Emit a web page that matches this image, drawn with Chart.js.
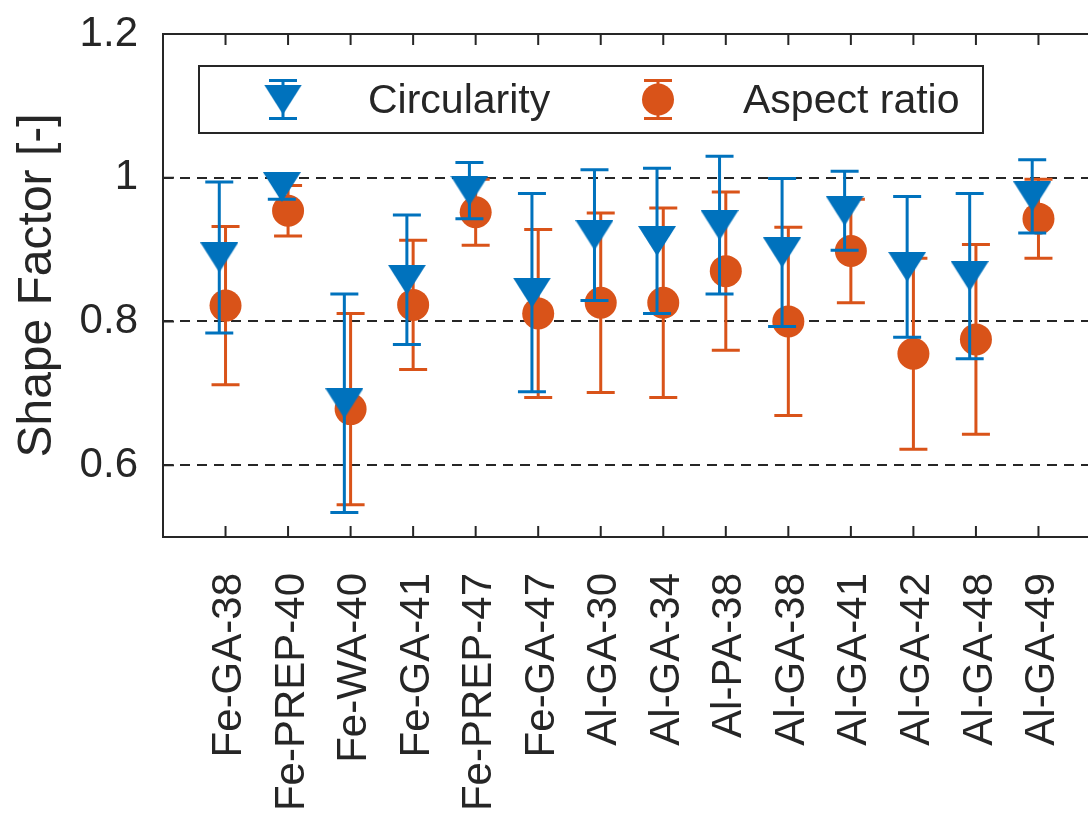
<!DOCTYPE html>
<html>
<head>
<meta charset="utf-8">
<title>Shape Factor</title>
<script src="https://cdn.jsdelivr.net/npm/chart.js@4"></script>
<style>
  html, body { margin: 0; padding: 0; overflow: hidden; background: #fff; }
</style>
</head>
<body>
<canvas id="shapeChart" width="1121" height="816"></canvas>
<script>
// sample names along the x axis
const categories = ['Fe-GA-38', 'Fe-PREP-40', 'Fe-WA-40', 'Fe-GA-41', 'Fe-PREP-47', 'Fe-GA-47',
  'Al-GA-30', 'Al-GA-34', 'Al-PA-38', 'Al-GA-38', 'Al-GA-41', 'Al-GA-42', 'Al-GA-48', 'Al-GA-49'];

// mean values and +/- error
const circularity    = [0.889, 0.987, 0.686, 0.858, 0.982, 0.840, 0.920, 0.912, 0.934, 0.896, 0.954, 0.876, 0.863, 0.974];
const circularityErr = [0.105, 0.017, 0.152, 0.090, 0.039, 0.138, 0.091, 0.101, 0.096, 0.103, 0.055, 0.098, 0.115, 0.051];
const aspectRatio    = [0.822, 0.954, 0.678, 0.823, 0.952, 0.811, 0.826, 0.826, 0.870, 0.800, 0.898, 0.755, 0.775, 0.943];
const aspectErr      = [0.110, 0.035, 0.133, 0.090, 0.046, 0.117, 0.125, 0.132, 0.110, 0.131, 0.072, 0.133, 0.132, 0.055];

const yTicks = [0.6, 0.8, 1, 1.2];

const BLUE = '#0072BD';
const ORANGE = '#D95319';
const INK = '#262626';
const FONT = '"Liberation Sans", Arial, Helvetica, sans-serif';

// MATLAB-ish downward triangle marker
function makeTriangle(w, h, color) {
  const c = document.createElement('canvas');
  c.width = w; c.height = h;
  const g = c.getContext('2d');
  g.fillStyle = color;
  g.beginPath();
  g.moveTo(0, 0); g.lineTo(w, 0); g.lineTo(w / 2, h);
  g.closePath(); g.fill();
  return c;
}
const triangle = makeTriangle(38, 30, BLUE);

const CAP = 14;

function drawErrorBar(ctx, px, top, bot, color) {
  ctx.strokeStyle = color;
  ctx.lineWidth = 3;
  ctx.beginPath();
  ctx.moveTo(px, top); ctx.lineTo(px, bot);
  ctx.moveTo(px - CAP, top); ctx.lineTo(px + CAP, top);
  ctx.moveTo(px - CAP, bot); ctx.lineTo(px + CAP, bot);
  ctx.stroke();
}

// error bars go under each dataset's own markers
const errorBars = {
  id: 'errorBars',
  beforeDatasetDraw(chart, args) {
    const ds = chart.data.datasets[args.index];
    const { x, y } = chart.scales;
    const ctx = chart.ctx;
    ctx.save();
    ds.data.forEach((p, i) => {
      const px = x.getPixelForValue(p.x);
      drawErrorBar(ctx, px, y.getPixelForValue(p.y + ds.errors[i]), y.getPixelForValue(p.y - ds.errors[i]), ds.borderColor);
    });
    ctx.restore();
  }
};

// axes box, inward ticks and the boxed legend
const frame = {
  id: 'frame',
  afterDraw(chart) {
    const { ctx, chartArea: a, scales: { x, y } } = chart;
    ctx.save();
    ctx.strokeStyle = INK;
    ctx.lineWidth = 2;
    ctx.strokeRect(a.left, a.top, a.right - a.left, a.bottom - a.top);
    ctx.beginPath();
    x.ticks.forEach(t => {
      const px = x.getPixelForValue(t.value);
      ctx.moveTo(px, a.bottom); ctx.lineTo(px, a.bottom - 11);
      ctx.moveTo(px, a.top); ctx.lineTo(px, a.top + 11);
    });
    y.ticks.forEach(t => {
      const py = y.getPixelForValue(t.value);
      ctx.moveTo(a.left, py); ctx.lineTo(a.left + 11, py);
      ctx.moveTo(a.right, py); ctx.lineTo(a.right - 11, py);
    });
    ctx.stroke();

    // legend
    const lx = a.left + 36, ly = a.top + 32, lw = 784, lh = 67;
    ctx.fillStyle = '#fff';
    ctx.fillRect(lx, ly, lw, lh);
    ctx.lineWidth = 2;
    ctx.strokeRect(lx, ly, lw, lh);
    const cy = ly + lh / 2;
    const d = chart.data.datasets;

    let mx = lx + 84;
    drawErrorBar(ctx, mx, cy - 19, cy + 19, BLUE);
    ctx.drawImage(triangle, mx - triangle.width / 2, cy - triangle.height / 2);
    mx = lx + 459;
    drawErrorBar(ctx, mx, cy - 19, cy + 19, ORANGE);
    ctx.fillStyle = ORANGE;
    ctx.beginPath(); ctx.arc(mx, cy, 16, 0, Math.PI * 2); ctx.fill();

    ctx.fillStyle = INK;
    ctx.font = '41px ' + FONT;
    ctx.textAlign = 'left';
    ctx.textBaseline = 'middle';
    ctx.fillText(d[0].label, lx + 169, cy + 2);
    ctx.fillText(d[1].label, lx + 544, cy + 2);
    ctx.restore();
  }
};

const X_SHIFT = -0.1;

new Chart(document.getElementById('shapeChart'), {
  type: 'scatter',
  data: {
    datasets: [
      {
        label: 'Circularity',
        data: circularity.map((v, i) => ({ x: i + X_SHIFT, y: v })),
        errors: circularityErr,
        borderColor: BLUE,
        backgroundColor: BLUE,
        pointStyle: triangle,
        pointRadius: 19,
        showLine: false
      },
      {
        label: 'Aspect ratio',
        data: aspectRatio.map((v, i) => ({ x: i, y: v })),
        errors: aspectErr,
        borderColor: ORANGE,
        backgroundColor: ORANGE,
        pointStyle: 'circle',
        pointRadius: 16,
        pointBorderWidth: 0,
        showLine: false
      }
    ]
  },
  options: {
    responsive: false,
    devicePixelRatio: 1,
    animation: false,
    events: [],
    layout: { padding: { top: 34, right: 9, left: 0, bottom: 0 } },
    plugins: { legend: { display: false }, tooltip: { enabled: false } },
    scales: {
      x: {
        type: 'linear',
        min: -1,
        max: 14,
        grid: { display: false },
        border: { display: false },
        afterBuildTicks: s => { s.ticks = categories.map((_, i) => ({ value: i })); },
        afterFit: s => {
          s.height = 279;
          s.paddingLeft = 0; s.paddingRight = 0;
        },
        ticks: {
          autoSkip: false,
          minRotation: 90,
          maxRotation: 90,
          padding: 28,
          labelOffset: 4,
          color: INK,
          font: { family: FONT, size: 42 },
          callback: v => categories[v] ?? ''
        }
      },
      y: {
        min: 0.5,
        max: 1.2,
        afterBuildTicks: s => { s.ticks = yTicks.map(v => ({ value: v })); },
        afterFit: s => {
          s.width = 163;
          s.paddingTop = 0; s.paddingBottom = 0;
        },
        grid: {
          drawTicks: false,
          lineWidth: 2,
          color: ctx => (ctx.tick && ctx.tick.value >= 1.2 ? 'rgba(0,0,0,0)' : INK)
        },
        border: { display: false, dash: [10, 7] },
        ticks: {
          padding: 25,
          color: INK,
          font: { family: FONT, size: 42 },
          callback: v => String(v)
        },
        title: {
          display: true,
          text: 'Shape Factor [-]',
          color: INK,
          font: { family: FONT, size: 48 },
          padding: { top: 9, bottom: 0 }
        }
      }
    }
  },
  plugins: [errorBars, frame]
});
</script>
</body>
</html>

_ _ _ _

AIM
All the material shown above is to be copied exactly, with no pictures carried over.

WRITTEN ANSWER
Emit a web page that matches this image, drawn with Chart.js.
<!DOCTYPE html>
<html>
<head>
<meta charset="utf-8">
<title>Shape Factor</title>
<script src="https://cdn.jsdelivr.net/npm/chart.js@4"></script>
<style>
  html, body { margin: 0; padding: 0; overflow: hidden; background: #fff; }
</style>
</head>
<body>
<canvas id="shapeChart" width="1121" height="816"></canvas>
<script>
// sample names along the x axis
const categories = ['Fe-GA-38', 'Fe-PREP-40', 'Fe-WA-40', 'Fe-GA-41', 'Fe-PREP-47', 'Fe-GA-47',
  'Al-GA-30', 'Al-GA-34', 'Al-PA-38', 'Al-GA-38', 'Al-GA-41', 'Al-GA-42', 'Al-GA-48', 'Al-GA-49'];

// mean values and +/- error
const circularity    = [0.889, 0.987, 0.686, 0.858, 0.982, 0.840, 0.920, 0.912, 0.934, 0.896, 0.954, 0.876, 0.863, 0.974];
const circularityErr = [0.105, 0.017, 0.152, 0.090, 0.039, 0.138, 0.091, 0.101, 0.096, 0.103, 0.055, 0.098, 0.115, 0.051];
const aspectRatio    = [0.822, 0.954, 0.678, 0.823, 0.952, 0.811, 0.826, 0.826, 0.870, 0.800, 0.898, 0.755, 0.775, 0.943];
const aspectErr      = [0.110, 0.035, 0.133, 0.090, 0.046, 0.117, 0.125, 0.132, 0.110, 0.131, 0.072, 0.133, 0.132, 0.055];

const yTicks = [0.6, 0.8, 1, 1.2];

const BLUE = '#0072BD';
const ORANGE = '#D95319';
const INK = '#262626';
const FONT = '"Liberation Sans", Arial, Helvetica, sans-serif';

// MATLAB-ish downward triangle marker
function makeTriangle(w, h, color) {
  const c = document.createElement('canvas');
  c.width = w; c.height = h;
  const g = c.getContext('2d');
  g.fillStyle = color;
  g.beginPath();
  g.moveTo(0, 0); g.lineTo(w, 0); g.lineTo(w / 2, h);
  g.closePath(); g.fill();
  return c;
}
const triangle = makeTriangle(38, 30, BLUE);

const CAP = 14;

function drawErrorBar(ctx, px, top, bot, color) {
  ctx.strokeStyle = color;
  ctx.lineWidth = 3;
  ctx.beginPath();
  ctx.moveTo(px, top); ctx.lineTo(px, bot);
  ctx.moveTo(px - CAP, top); ctx.lineTo(px + CAP, top);
  ctx.moveTo(px - CAP, bot); ctx.lineTo(px + CAP, bot);
  ctx.stroke();
}

// error bars go under each dataset's own markers
const errorBars = {
  id: 'errorBars',
  beforeDatasetDraw(chart, args) {
    const ds = chart.data.datasets[args.index];
    const { x, y } = chart.scales;
    const ctx = chart.ctx;
    ctx.save();
    ds.data.forEach((p, i) => {
      const px = x.getPixelForValue(p.x);
      drawErrorBar(ctx, px, y.getPixelForValue(p.y + ds.errors[i]), y.getPixelForValue(p.y - ds.errors[i]), ds.borderColor);
    });
    ctx.restore();
  }
};

// axes box, inward ticks and the boxed legend
const frame = {
  id: 'frame',
  afterDraw(chart) {
    const { ctx, chartArea: a, scales: { x, y } } = chart;
    ctx.save();
    ctx.strokeStyle = INK;
    ctx.lineWidth = 2;
    ctx.strokeRect(a.left, a.top, a.right - a.left, a.bottom - a.top);
    ctx.beginPath();
    x.ticks.forEach(t => {
      const px = x.getPixelForValue(t.value);
      ctx.moveTo(px, a.bottom); ctx.lineTo(px, a.bottom - 11);
      ctx.moveTo(px, a.top); ctx.lineTo(px, a.top + 11);
    });
    y.ticks.forEach(t => {
      const py = y.getPixelForValue(t.value);
      ctx.moveTo(a.left, py); ctx.lineTo(a.left + 11, py);
      ctx.moveTo(a.right, py); ctx.lineTo(a.right - 11, py);
    });
    ctx.stroke();

    // legend
    const lx = a.left + 36, ly = a.top + 32, lw = 784, lh = 67;
    ctx.fillStyle = '#fff';
    ctx.fillRect(lx, ly, lw, lh);
    ctx.lineWidth = 2;
    ctx.strokeRect(lx, ly, lw, lh);
    const cy = ly + lh / 2;
    const d = chart.data.datasets;

    let mx = lx + 84;
    drawErrorBar(ctx, mx, cy - 19, cy + 19, BLUE);
    ctx.drawImage(triangle, mx - triangle.width / 2, cy - triangle.height / 2);
    mx = lx + 459;
    drawErrorBar(ctx, mx, cy - 19, cy + 19, ORANGE);
    ctx.fillStyle = ORANGE;
    ctx.beginPath(); ctx.arc(mx, cy, 16, 0, Math.PI * 2); ctx.fill();

    ctx.fillStyle = INK;
    ctx.font = '41px ' + FONT;
    ctx.textAlign = 'left';
    ctx.textBaseline = 'middle';
    ctx.fillText(d[0].label, lx + 169, cy + 2);
    ctx.fillText(d[1].label, lx + 544, cy + 2);
    ctx.restore();
  }
};

const X_SHIFT = -0.1;

new Chart(document.getElementById('shapeChart'), {
  type: 'scatter',
  data: {
    datasets: [
      {
        label: 'Circularity',
        data: circularity.map((v, i) => ({ x: i + X_SHIFT, y: v })),
        errors: circularityErr,
        borderColor: BLUE,
        backgroundColor: BLUE,
        pointStyle: triangle,
        pointRadius: 19,
        showLine: false
      },
      {
        label: 'Aspect ratio',
        data: aspectRatio.map((v, i) => ({ x: i, y: v })),
        errors: aspectErr,
        borderColor: ORANGE,
        backgroundColor: ORANGE,
        pointStyle: 'circle',
        pointRadius: 16,
        pointBorderWidth: 0,
        showLine: false
      }
    ]
  },
  options: {
    responsive: false,
    devicePixelRatio: 1,
    animation: false,
    events: [],
    layout: { padding: { top: 34, right: 9, left: 0, bottom: 0 } },
    plugins: { legend: { display: false }, tooltip: { enabled: false } },
    scales: {
      x: {
        type: 'linear',
        min: -1,
        max: 14,
        grid: { display: false },
        border: { display: false },
        afterBuildTicks: s => { s.ticks = categories.map((_, i) => ({ value: i })); },
        afterFit: s => {
          s.height = 279;
          s.paddingLeft = 0; s.paddingRight = 0;
        },
        ticks: {
          autoSkip: false,
          minRotation: 90,
          maxRotation: 90,
          padding: 28,
          labelOffset: 4,
          color: INK,
          font: { family: FONT, size: 42 },
          callback: v => categories[v] ?? ''
        }
      },
      y: {
        min: 0.5,
        max: 1.2,
        afterBuildTicks: s => { s.ticks = yTicks.map(v => ({ value: v })); },
        afterFit: s => {
          s.width = 163;
          s.paddingTop = 0; s.paddingBottom = 0;
        },
        grid: {
          drawTicks: false,
          lineWidth: 2,
          color: ctx => (ctx.tick && ctx.tick.value >= 1.2 ? 'rgba(0,0,0,0)' : INK)
        },
        border: { display: false, dash: [10, 7] },
        ticks: {
          padding: 25,
          color: INK,
          font: { family: FONT, size: 42 },
          callback: v => String(v)
        },
        title: {
          display: true,
          text: 'Shape Factor [-]',
          color: INK,
          font: { family: FONT, size: 48 },
          padding: { top: 9, bottom: 0 }
        }
      }
    }
  },
  plugins: [errorBars, frame]
});
</script>
</body>
</html>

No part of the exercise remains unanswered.